Separately, The Associated Press reported that four people were killed in southwestern Pakistan on Tuesday when a car bomber attacked trucks taking supplies to NATO forces in Afghanistan.

The end of the peace deal came as the Pakistani military prepared for an offensive against another Taliban group, led by Baitullah Mehsud, in neighboring South Waziristan.

Mr. Mehsud is widely depicted as the main leader of the Taliban in Pakistan and has claimed responsibility for a string of deadly bombings. The Pakistani authorities had been hoping to deny Mr. Mehsud support from North Waziristan, but Mr. Gul Bahadur’s decision has significantly expanded the theater of conflict.

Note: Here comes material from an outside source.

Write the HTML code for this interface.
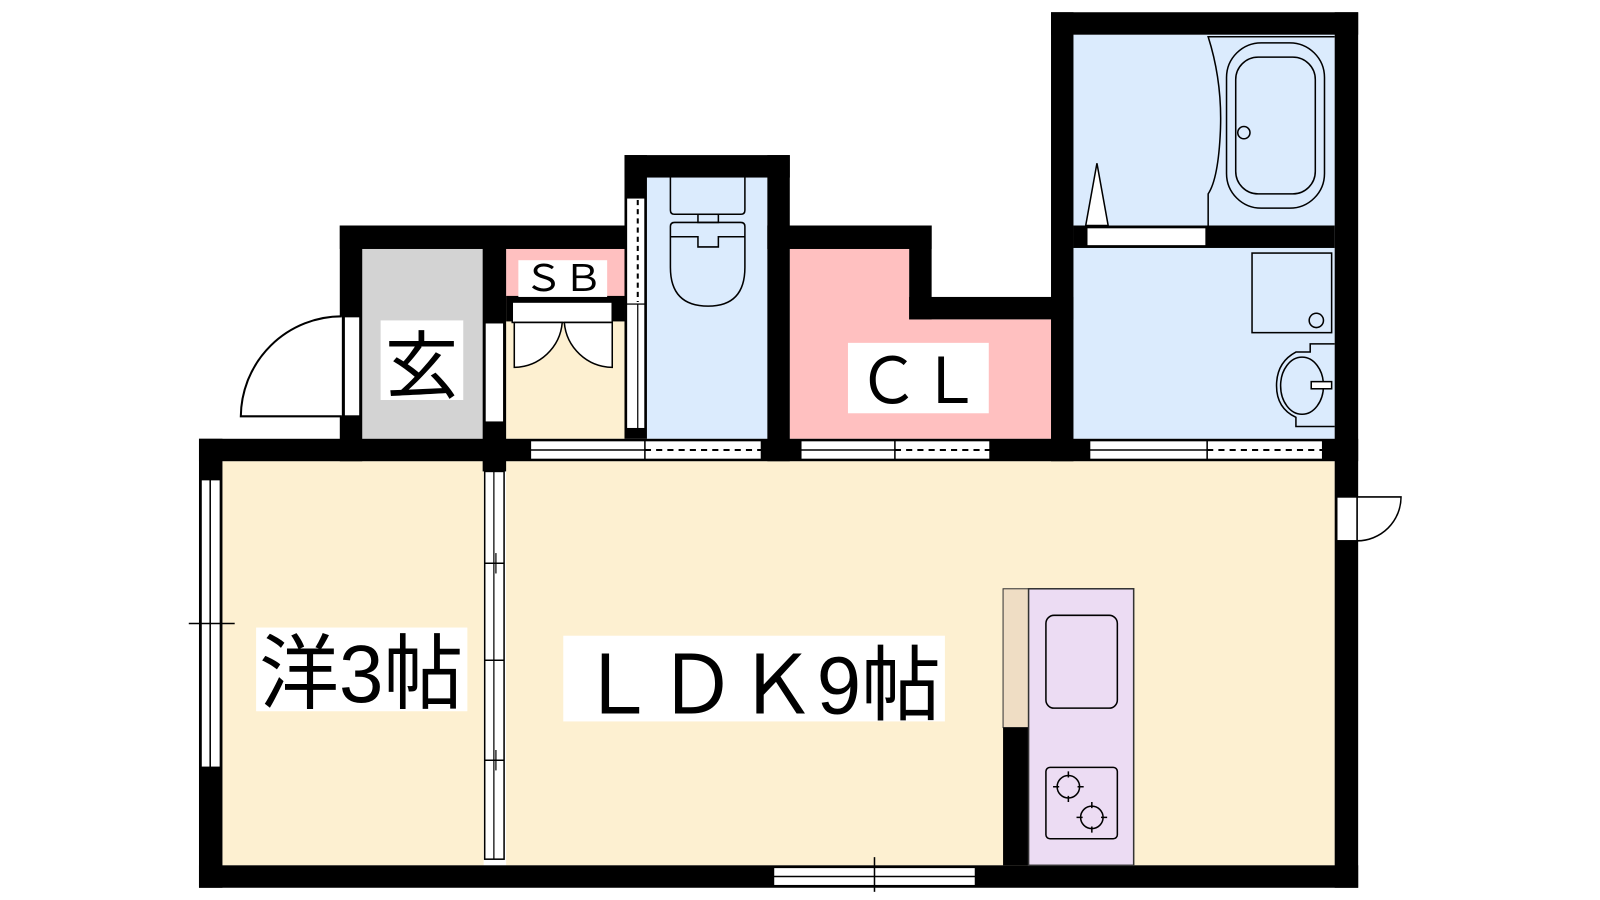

Ahmadullah Ahmadi, a spokesman for Mr. Gul Bahadur, was quoted by Pakistani news organizations as saying that guerrilla attacks would be made against the Pakistani military unless drone attacks were stopped and government troops were pulled out of North Waziristan.

“We will attack forces everywhere in Waziristan unless the government fulfills these two demands,” Mr. Ahmadi told Dawn, Pakistan’s most prestigious English-language daily newspaper. Mr. Ahmadi accused the government of allowing the United States to carry out drone attacks in the region.

Mr. Gul Bahadur says that more than 50 drone strikes since the peace deal have killed hundreds of people, including women and children.

After the attack on the military convoy on Sunday, military vehicles lay wrecked and destroyed around the bodies of soldiers. Under the 2008 peace agreement, militants agreed not to attack security forces or establish a parallel administration. But the peace was tenuous and strained by mutual distrust.

The truce came after the government offered major concessions, like dismantling military checkpoints, releasing detained militants and compensating them and other tribesmen for their losses suffered during the military operation, Pakistani news organizations reported.

In return, elders of the Utman Zai tribe, which inhabits the area, had assured the government that there would be no cross-border movement and that foreigners would not be allowed to take refuge.